Butcher is an exhibition of new work by Jennifer Mehigan concerned with aesthetics of excess and ‘overkill’, perceptions of queer femme desire, and unrealised teen goth fantasies. The exhibition is realised as an installation of works scaled to the human body that makes reference to ‘post-internet’ semiology and modes of interaction found predominantly online. The paintings, stickers and video works in Butcher apply gestures inherent to 3D object making to a disparate range of signifiers such as sex toys, Neolithic tombs, and cake. They incorporate deformed 3D bio-models, fragments of tissue, and surfaces sourced online digitally stretched and wrapped over unrecognisable ‘found’ objects and continue the artist’s experiments in creating layered illegitimate encounters between anonymous virtual producers and the Irish landscape.

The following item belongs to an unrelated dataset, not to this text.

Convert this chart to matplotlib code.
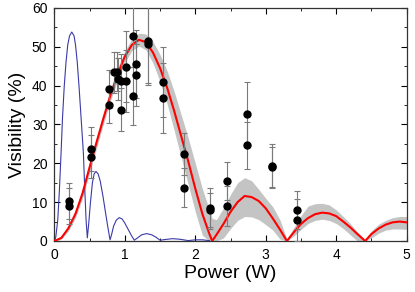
import matplotlib
matplotlib.use('Agg')
import matplotlib.pyplot as plt
from matplotlib.ticker import MultipleLocator

plt.rcParams['font.family'] = ['Liberation Sans', 'DejaVu Sans']

# model curve (red) and its uncertainty band (gray)
fit_p = [0, 0.1, 0.2, 0.3, 0.4, 0.5, 0.6, 0.7, 0.8, 0.9, 1.0, 1.1, 1.2, 1.3, 1.4,
         1.5, 1.6, 1.7, 1.8, 1.9, 2.0, 2.1, 2.2, 2.24, 2.3, 2.4, 2.5, 2.6, 2.7,
         2.8, 2.9, 3.0, 3.1, 3.2, 3.3, 3.4, 3.5, 3.6, 3.7, 3.8, 3.9, 4.0, 4.1,
         4.2, 4.3, 4.41, 4.5, 4.6, 4.7, 4.8, 4.9, 5.0]
fit_v = [0, 0.8, 3.3, 7.0, 12.3, 19.0, 25.5, 31.8, 37.8, 43.0, 47.5, 50.5, 51.8,
         51.2, 48.5, 44.5, 39.5, 33.5, 27.0, 20.5, 13.5, 7.0, 1.8, 0, 1.6, 4.4,
         7.5, 10.0, 11.6, 11.3, 10.3, 8.4, 5.8, 3.0, 0, 2.3, 4.4, 5.9, 6.9, 7.3,
         7.1, 6.4, 5.0, 3.5, 1.8, 0, 1.8, 3.2, 4.2, 4.8, 5.0, 4.8]
band_hi = [0, 1.1, 4.0, 8.0, 13.5, 20.3, 27.0, 33.3, 39.3, 44.5, 49.0, 52.0, 53.5,
           53.3, 51.3, 48.0, 43.8, 38.5, 32.5, 26.5, 20.0, 13.5, 8.0, 5.8, 5.5,
           8.5, 12.0, 15.0, 16.3, 15.5, 13.3, 11.0, 8.8, 5.5, 0.5, 3.5, 6.5, 9.0,
           9.6, 9.7, 9.3, 8.0, 6.3, 4.5, 2.3, 0.3, 2.6, 4.3, 5.3, 6.0, 6.3, 6.3]
band_lo = [0, 0.5, 2.6, 6.0, 11.0, 17.5, 24.0, 30.3, 36.3, 41.5, 46.0, 49.0, 50.2,
           49.2, 45.8, 41.0, 35.3, 28.5, 21.5, 14.5, 7.5, 1.5, 0, 0, 0, 0.8, 3.2,
           5.3, 6.3, 6.2, 5.5, 4.2, 2.8, 0.5, 0, 1.3, 3.0, 4.5, 5.3, 5.6, 5.3,
           4.5, 3.2, 1.6, 0, 0, 0.8, 2.0, 2.8, 3.1, 3.1, 3.0]

# thin blue curve
blue_p = [0, 0.02, 0.048, 0.07, 0.095, 0.115, 0.14, 0.165, 0.19, 0.215, 0.247,
          0.28, 0.30, 0.325, 0.35, 0.38, 0.412, 0.43, 0.45, 0.468, 0.49, 0.51,
          0.54, 0.565, 0.59, 0.62, 0.65, 0.69, 0.72, 0.755, 0.79, 0.81, 0.84,
          0.88, 0.92, 0.96, 1.0, 1.05, 1.1, 1.135, 1.18, 1.24, 1.31, 1.38, 1.44,
          1.5, 1.58, 1.68, 1.78, 1.9, 2.0, 2.1, 2.2]
blue_v = [0, 1.0, 5.4, 12.5, 22.6, 31.5, 39.8, 46.0, 50.5, 52.8, 53.8, 52.8, 50.5,
          46.0, 39.8, 31.5, 22.6, 14.0, 5.4, 0.8, 5.0, 9.5, 15.0, 17.3, 17.9,
          17.3, 15.5, 11.5, 8.0, 4.0, 0.3, 1.5, 3.8, 5.4, 6.0, 5.7, 4.6, 2.9, 1.2,
          0.2, 0.8, 1.6, 1.9, 1.6, 1.0, 0.2, 0.4, 0.6, 0.45, 0.1, 0.3, 0.3, 0.1]

# measured points
power = [0.21, 0.21, 0.515, 0.515, 0.77, 0.77, 0.85, 0.885, 0.90, 0.946, 0.946,
         1.017, 1.017, 1.12, 1.12, 1.155, 1.155, 1.325, 1.325, 1.546, 1.546,
         1.84, 1.84, 2.21, 2.21, 2.445, 2.445, 2.73, 2.73, 3.09, 3.09, 3.45, 3.45]
vis = [10.3, 9.0, 23.7, 21.7, 39.1, 35.1, 43.4, 43.6, 41.7, 41.1, 33.8,
       44.9, 41.1, 52.7, 37.4, 45.6, 42.8, 51.6, 50.8, 40.9, 36.8,
       22.4, 13.7, 8.4, 8.0, 15.5, 9.0, 32.6, 24.6, 19.3, 19.0, 8.0, 5.4]
vis_err = [4.6, 4.6, 5.6, 5.6, 4.8, 4.7, 5.2, 5.0, 5.5, 7.0, 5.6,
           9.1, 8.0, 8.0, 7.5, 8.7, 8.0, 11.5, 10.0, 9.0, 9.0,
           5.4, 5.0, 5.2, 4.3, 4.9, 5.1, 8.3, 6.1, 5.7, 5.2, 4.9, 5.4]

fig = plt.figure(figsize=(4.15, 2.92), dpi=100)
ax = fig.add_axes([0.131, 0.1747, 0.849, 0.798])

ax.fill_between(fit_p, band_lo, band_hi, color='#c4c4c4', lw=0, zorder=1)
ax.plot(blue_p, blue_v, color='#3a3aa8', lw=0.8, zorder=2)
ax.plot(fit_p, fit_v, color='red', lw=1.5, zorder=3)
ax.errorbar(power, vis, yerr=vis_err, fmt='o', color='black', ms=5,
            ecolor='#7a7a7a', elinewidth=0.8, capsize=2, capthick=0.8, zorder=4)

ax.set_xlim(0, 5)
ax.set_ylim(0, 60)
ax.xaxis.set_major_locator(MultipleLocator(1))
ax.xaxis.set_minor_locator(MultipleLocator(0.5))
ax.yaxis.set_major_locator(MultipleLocator(10))
ax.yaxis.set_minor_locator(MultipleLocator(5))
ax.tick_params(which='both', direction='in', top=True, right=True,
               labelsize=10, pad=5)
ax.tick_params(which='major', length=4)
ax.tick_params(which='minor', length=2)
for s in ax.spines.values():
    s.set_color('#333333')
    s.set_linewidth(0.9)

ax.set_xlabel('Power (W)', fontsize=14, labelpad=2)
ax.set_ylabel('Visibility (%)', fontsize=14, labelpad=4)

fig.savefig('out.png', dpi=100)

Mehigan’s works examine the aesthetics of domination. She appropriates, duplicates and amplifies visual expressions of the, often violent, hegemonisation of female bodies found in (virtual) society to the point of grotesqueness in order to explore these symbols’ artifice and potentiality.
The title of the video WATCH YOURSELF ROT is a line from the film ‘Death Becomes Her’ and features quotes from Ann Boyer’s poem ‘what resembles the grave but isn’t’. The video references artificial death, the horrific and stages of decomposition, depicting erotic virtual experiments in testing the limitations of bodily application and transformation.
Butcher includes a large-scale representation of female wrestlers in an attempt to monumentalise a performed dominance specifically produced for the consumption of a fetish pursuit. Mehigan’s research includes references to subcultures – such as kink communities and punk – that engage with the aesthetics of domination and how they are colonised by a mainstream market keen to capitalise on the visuality of subversion. She questions whom this imagery is created for, and what happens when it is presented in a gallery space.
Women’s wrestling acknowledges a classical tradition of the glorification of the body in order to prepare it for battle. Contemporary bodies, rather than be trained for war, need to be prepared for visibility and consumption. The exhibition includes images of Kim Karadashian, a celebrity belonging to a modern day mythical family of cyborgs that surgically morph their bodies to present a highly stylised version of themselves. Hers is a female body manipulated to be objectified by others, an act evoking scopophilia – the sexual pleasure derived from looking at others whilst they are ‘exposed’, and vorephilia – a paraphilia that doesn’t exist offline, characterized by the erotic desire to be consumed by, or sometimes to personally consume, another person, creature or machine.
About the artist:
Jennifer Mehigan (1988, Cork) is a recent graduate of LASALLE College of the Arts, Singapore. Initially trained in graphic design in Sydney, her work spans multiple platforms with a focus on painting. She has exhibited internationally, including a recent solo show ‘HARD GIRLS’ at SOMA Contemporary and was part of Busan Biennale’s Asian Curatorial Exhibition. She currently lives and works in The Burren.